Но Филимонов, который сразу привез на север свою семью, остался. Десантники начали строить для себя балки, им помогали жены, даже дети. А что же еще делать в этой глухомани, если не обживаться как можно быстрее, не «вгрызаться в землю», как говаривали на фронте, когда батальон или полк занимал новые рубежи? Надо было создавать в тайге прочный плацдарм для жизни совместными, дружными усилиями.

Потом начали приходить по воде грузы для обустройства поселков, для первых буровых. Десантники сами строили причалы на реке, от балков начали переходить к возведению первых каменных домов.

— Однажды один такой дом «повело», — вспомнил Александр Николаевич. — Вышел казус. Мы не дождались усадки, подвели дом под крышу, а он и скособочился. Ведь не строители мы, а буровики, но тут уж если ты первопроходец, то умей делать все.

Филимонов произнес это с улыбкой, которая мне понравилась. Не все люди умеют хорошо улыбаться. А этот крупный, на вид физически сильный человек, слегка седеющий, смеялся непринужденно, как-то легко и вкусно, говорил громко, внятно, с удовольствием.

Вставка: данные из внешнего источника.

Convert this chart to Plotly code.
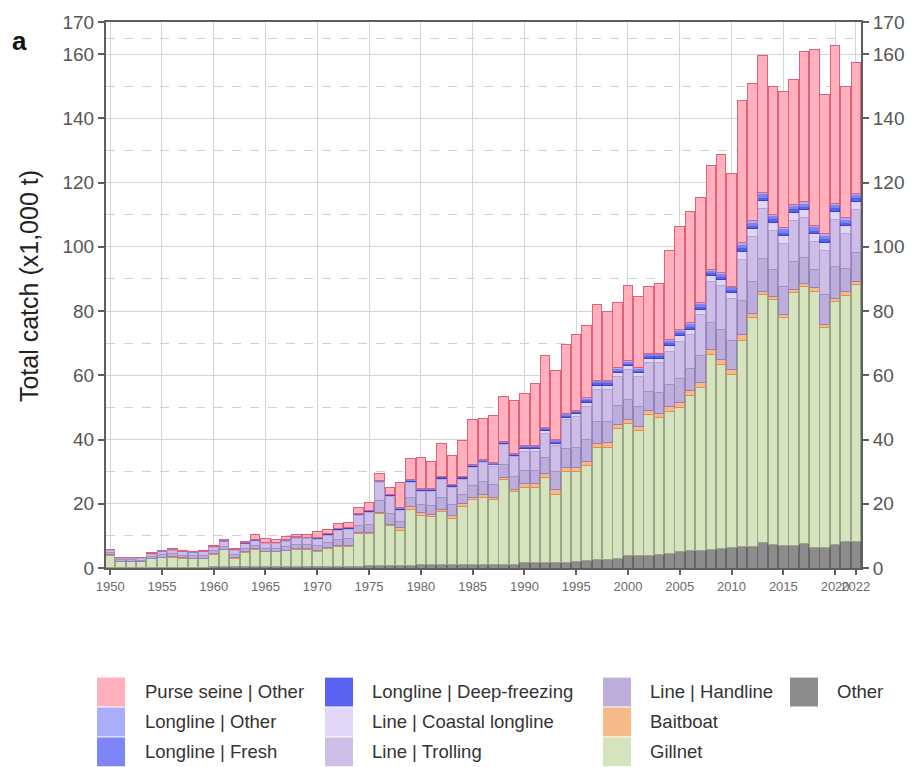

И то, как говорил, как энергично двигался, как смеялся, — все это свидетельствовало о ровном расположении духа и о той удовлетворенности судьбой, делами, которая, если она прочна и основательна, то и всегда ощутима, какие бы перепады настроения ни посещали порою человека.

— Я начал буровым мастером. Сейчас руковожу буровой конторой. Десять лет здесь, — сказал Филимонов, — и меня уже считают ветераном.

Десять лет — срок, казалось бы, небольшой. Но только не для этих мест, где, как в былые времена на фронте, каждый год, проведенный в болотах, в битве за нефть, по справедливости можно и надо считать за два. Рабочий человек, десять лет отдавший покорению недр Западной Сибири, может считать себя ветераном нефтяной и газовой целины. Тем более что ветеран здесь понятие почти адекватное первооткрывателю.